WASHINGTON — The arrival of a new U.S. ambassador to Mexico is usually a routine event. But for the Biden administration, it was a notable victory.
With the Senate’s Aug. 11 confirmation vote, former Sen. Ken Salazar of Colorado became the first Biden ambassador to arrive in a foreign capital. And, as of now, the last.
A bitter fight with Sen. Ted Cruz, R-Texas, over a Russian gas pipeline has created what Biden officials call a personnel crisis, with Cruz delaying dozens of State Department nominees, including 59 would-be ambassadors, and vowing to block dozens more.

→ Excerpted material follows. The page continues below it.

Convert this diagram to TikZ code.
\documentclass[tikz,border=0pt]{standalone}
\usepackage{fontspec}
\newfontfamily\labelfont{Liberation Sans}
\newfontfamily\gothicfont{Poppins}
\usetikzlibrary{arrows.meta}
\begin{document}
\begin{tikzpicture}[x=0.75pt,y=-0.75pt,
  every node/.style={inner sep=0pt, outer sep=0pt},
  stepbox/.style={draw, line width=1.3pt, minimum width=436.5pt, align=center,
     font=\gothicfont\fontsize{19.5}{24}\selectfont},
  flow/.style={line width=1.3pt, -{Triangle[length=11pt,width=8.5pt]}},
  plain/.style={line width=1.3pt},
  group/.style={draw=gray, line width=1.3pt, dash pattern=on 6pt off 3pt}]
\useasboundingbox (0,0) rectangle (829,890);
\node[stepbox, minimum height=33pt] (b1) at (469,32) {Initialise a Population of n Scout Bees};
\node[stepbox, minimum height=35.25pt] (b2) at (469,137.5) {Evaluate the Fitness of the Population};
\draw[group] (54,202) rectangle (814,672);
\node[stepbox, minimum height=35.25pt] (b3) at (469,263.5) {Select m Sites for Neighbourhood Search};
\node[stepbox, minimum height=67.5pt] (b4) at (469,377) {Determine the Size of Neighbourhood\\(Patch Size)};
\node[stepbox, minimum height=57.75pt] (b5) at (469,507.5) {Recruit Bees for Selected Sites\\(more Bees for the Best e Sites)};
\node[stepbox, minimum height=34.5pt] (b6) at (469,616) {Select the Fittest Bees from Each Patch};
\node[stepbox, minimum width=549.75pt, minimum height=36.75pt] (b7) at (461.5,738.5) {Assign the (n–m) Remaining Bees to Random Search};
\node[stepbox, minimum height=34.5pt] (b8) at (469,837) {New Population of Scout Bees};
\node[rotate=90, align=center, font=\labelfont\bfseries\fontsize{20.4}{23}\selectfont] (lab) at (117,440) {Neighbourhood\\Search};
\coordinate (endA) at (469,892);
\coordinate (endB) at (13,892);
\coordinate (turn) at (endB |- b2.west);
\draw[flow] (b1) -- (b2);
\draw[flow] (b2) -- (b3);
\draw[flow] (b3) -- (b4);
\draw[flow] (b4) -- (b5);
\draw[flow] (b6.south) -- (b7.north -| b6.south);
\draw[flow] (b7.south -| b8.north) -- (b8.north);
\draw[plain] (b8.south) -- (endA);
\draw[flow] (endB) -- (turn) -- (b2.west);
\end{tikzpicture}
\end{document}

While Cruz cannot entirely block Biden’s State Department nominees, he has greatly slowed the process by objecting to the Senate’s traditional practice of confirming uncontroversial nominees by “unanimous consent.” His tactic means that each nominee requires hours of Senate floor time while other major priorities, including President Joe Biden’s domestic spending agenda, compete for attention.
Only a dozen of Biden’s State Department nominees have been cleared for a full Senate vote by the committee — in part, Democrats say, because Republicans on the committee are doing their own foot-dragging. Dozens more are expected to be ready for confirmation soon.
Cruz and his allies insist he is taking a principled stand on Nord Stream 2, a gas pipeline project from Russia to Germany that has long been an issue of high interest for him.
In mid-May, Biden waived congressionally imposed sanctions on the project. Critics say the deal will provide President Vladimir Putin of Russia leverage over European energy security and deal a blow to Washington’s ally Ukraine, which operates a competing pipeline. But the project is a boon for Germany, and Biden — pleading that the project was nearly complete and virtually impossible to stop — decided to prioritize relations with Germany, a key European ally, rather than risk a battle with Chancellor Angela Merkel and her soon-to-be successor.
Democrats say that even if Cruz is motivated by principle, his reaction is reckless — and wildly out of proportion.
“We can give him the benefit of the doubt that his goal is to micromanage U.S. foreign policy,” said Sen. Christopher Murphy, D-Conn. and a member of the Foreign Relations Committee.
“This is not about his objection to Nord Stream 2. This is to get a lot of eyeballs from a fight with President Biden,” Murphy said.